И все эти пузырьки, многозначительно выпрыгивающие из-под листа кувшинки, и пылинки, и прочие отсветы в изображении Пруста выглядят для меня фальшивыми.

Знакомые предметы, мысли, чувства в его исполнении представляются нездоровыми. Вроде зацикленности подростка на том, что мама непременно должна поцеловать его перед сном (можно подумать, что мальчишке лет пять, не более). Или пресловутая "любовь Свана": где там любовь, это маниакальная зависимость себялюба, погрузившегося в очередную игру.

Пруст не инициирует читательского со-действия, со-творчества, он, как сферический конь в вакууме, абсолютно замкнут в своем тексте и не допускает общения. Поэтому мысль фактически бездействует, лишь фиксируя написанное и не испытывая ни малейшей потребности подхватить, повертеть, рассмотреть, примерить, восхититься, наконец.

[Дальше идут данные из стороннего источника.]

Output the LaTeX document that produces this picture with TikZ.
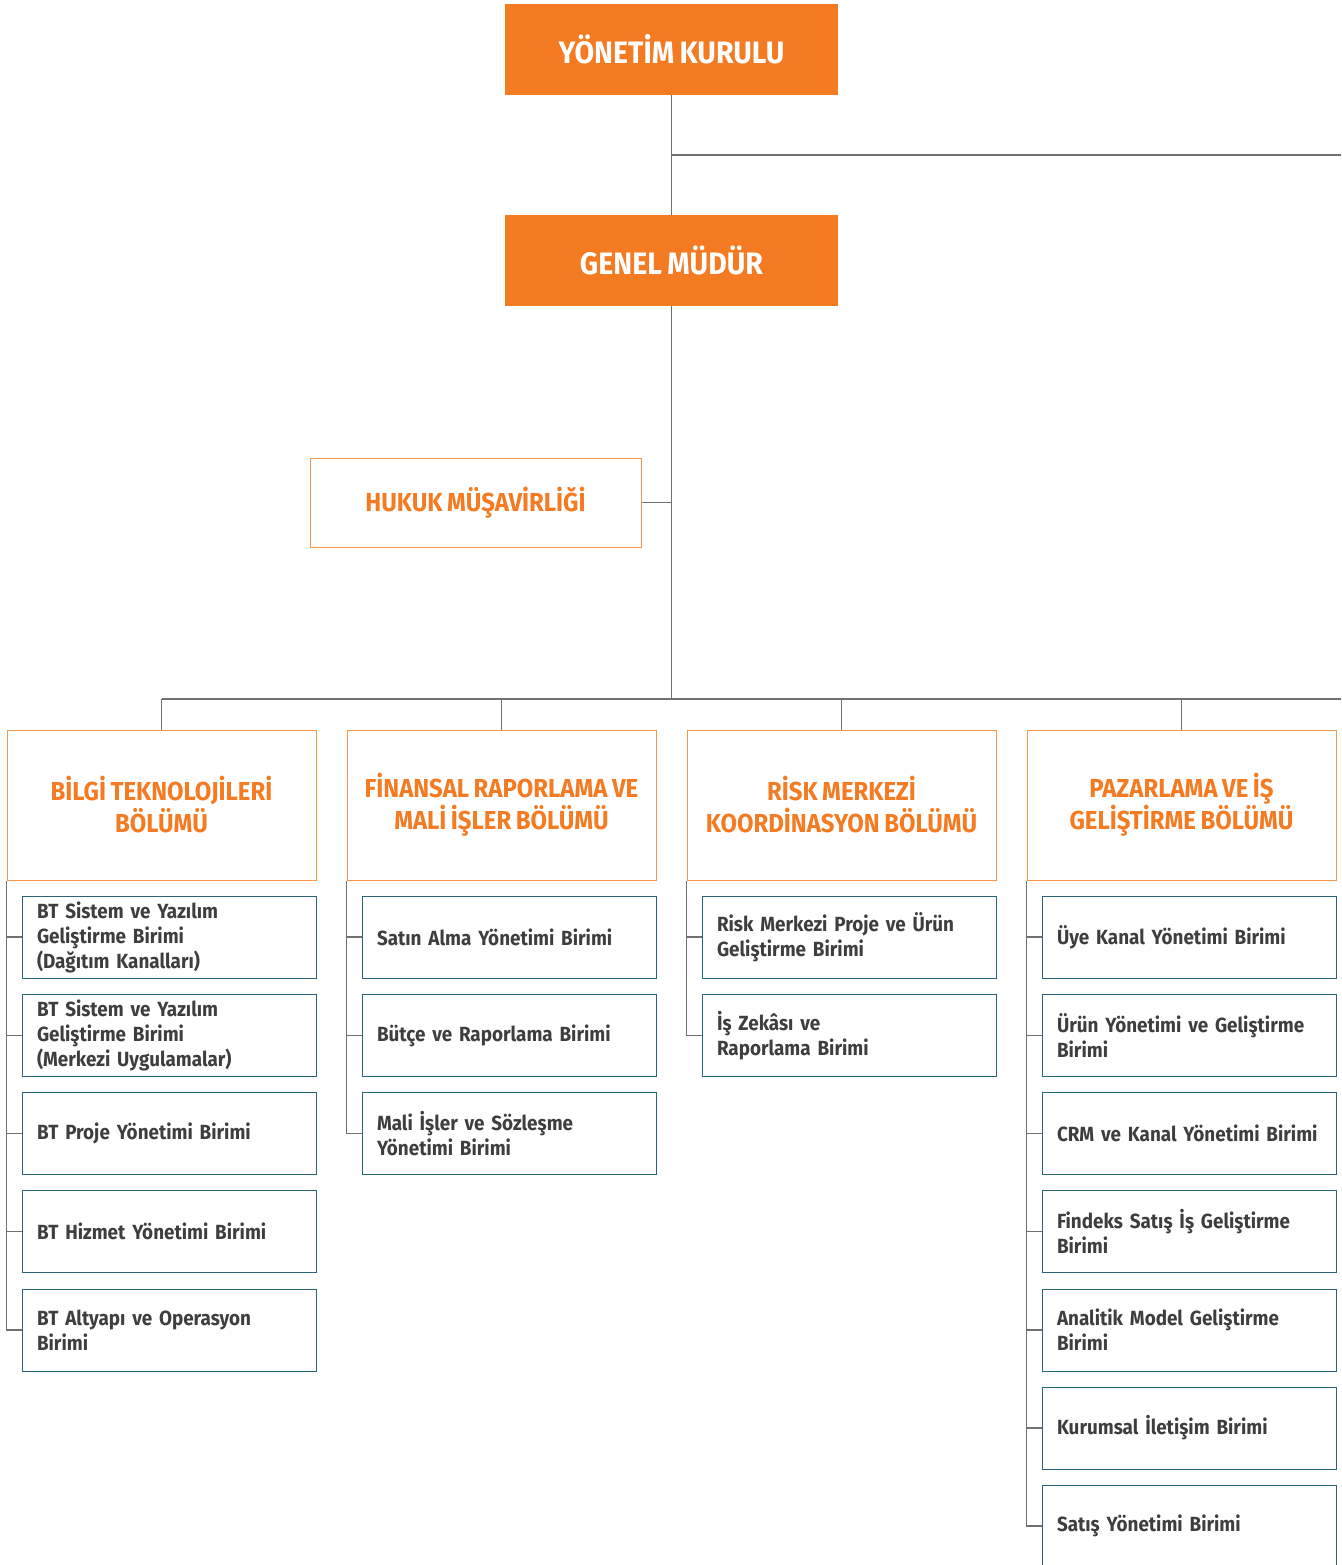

Наконец, мое неприятие или, если угодно, непонимание Пруста – не когнитивного, а этического свойства. Типа того, как не понимаешь человека, считающего Твомбли художником: все объяснимо, но непонятно. Поэтому вслед за Джойсом, который не нашел у Пруста никакого таланта, но с большим основанием (Джойс, молодчага, прочитал лишь несколько страниц, я – весь первый том) скажу: слухи о гениальности Пруста очень сильно преувеличены.